The Walsh transform of [math]\displaystyle{ F : \mathbb{F}_2^n \rightarrow \mathbb{F}_2^m }[/math] is the integer-valued function [math]\displaystyle{ W_F : \mathbb{F}_2^n \times \mathbb{F}_2^m }[/math] defined by

[math]\displaystyle{ W_F(u,v) = \sum_{x \in \mathbb{F}_2^n} (-1)^{v \cdot F(x) + u \cdot x} }[/math]

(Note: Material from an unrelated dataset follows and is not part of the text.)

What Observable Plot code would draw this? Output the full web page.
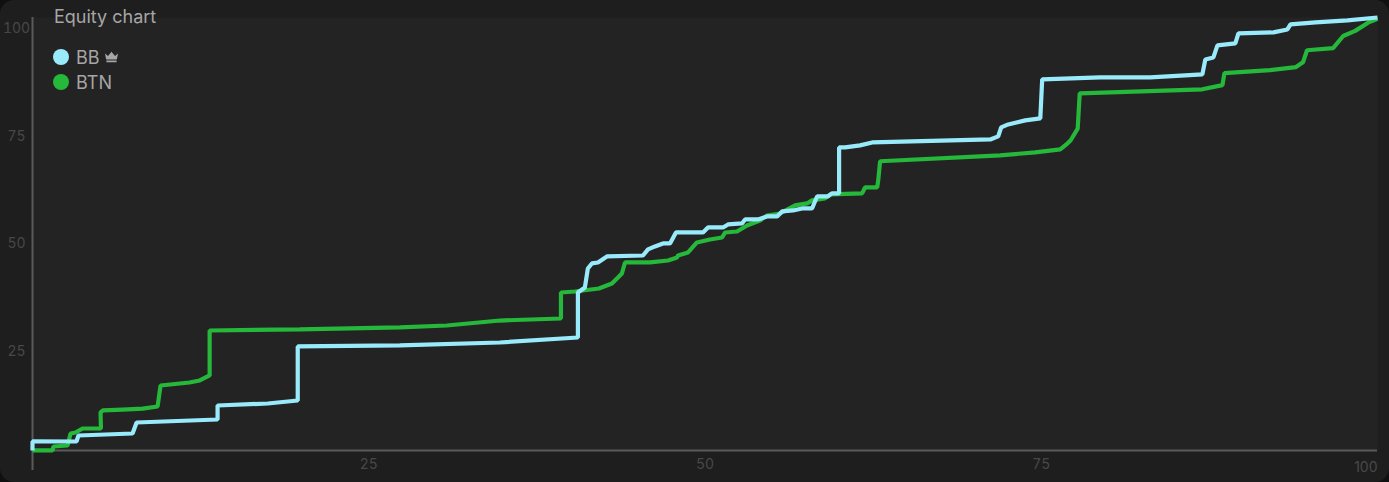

It can be observed that the Walsh transform of some [math]\displaystyle{ F }[/math] is in fact the Fourier transform of the indicator of its graph, i.e. the Fourier transform of the function [math]\displaystyle{ 1_{G_F} }[/math] defined as

[math]\displaystyle{ 1_{G_F}(x,y) = \begin{cases} 1 & F(x) = y \\ 0 & F(x) \ne y. \end{cases} }[/math]

The Walsh spectrum of [math]\displaystyle{ F }[/math] is the multi-set of all the values of its Walsh transform for all pairs [math]\displaystyle{ (u,v) \in \mathbb{F}_2^n \times {\mathbb{F}_2^m}^* }[/math]. The extended Walsh spectrum of [math]\displaystyle{ F }[/math] is the multi-set of the absolute values of its Walsh transform, and the Walsh support of [math]\displaystyle{ F }[/math] is the set of pairs [math]\displaystyle{ (u,v) }[/math] for which [math]\displaystyle{ W_F(u,v) \ne 0 }[/math].

Representations

Vectorial Boolean functions can be represented in a number of different ways.

Algebraic Normal Form

An [math]\displaystyle{ (n,m) }[/math]-function [math]\displaystyle{ F }[/math] can be uniquely represented as a polynomial with coefficients in [math]\displaystyle{ \mathbb{F}_2^m }[/math] of the form

[math]\displaystyle{ F(x)=\sum_{I \in {\cal P}(N)} a_I\, \left(\prod_{i\in I}x_i\right)=\sum_{I\in {\cal P}(N)} a_I\, x^I, }[/math]

where [math]\displaystyle{ {\cal P}(N) }[/math] is the power set of [math]\displaystyle{ N = \{ 1, \ldots, n \} }[/math] and the coefficients [math]\displaystyle{ a_I }[/math] belong to [math]\displaystyle{ \mathbb{F}_2^m }[/math]. This representation is known as the algebraic normal form (ANF) of [math]\displaystyle{ F }[/math]. The algebraic degree of [math]\displaystyle{ F }[/math], denoted [math]\displaystyle{ d^\circ(F) }[/math] is then defined as the global degree of its ANF, i.e.

[math]\displaystyle{ d^\circ(F)=\ max \{|I|/\, a_I\neq (0,\dots ,0); I\in {\cal P}(N)\} }[/math]

and is equal to the maximal algebraic degree of the coordinate functions of [math]\displaystyle{ F }[/math].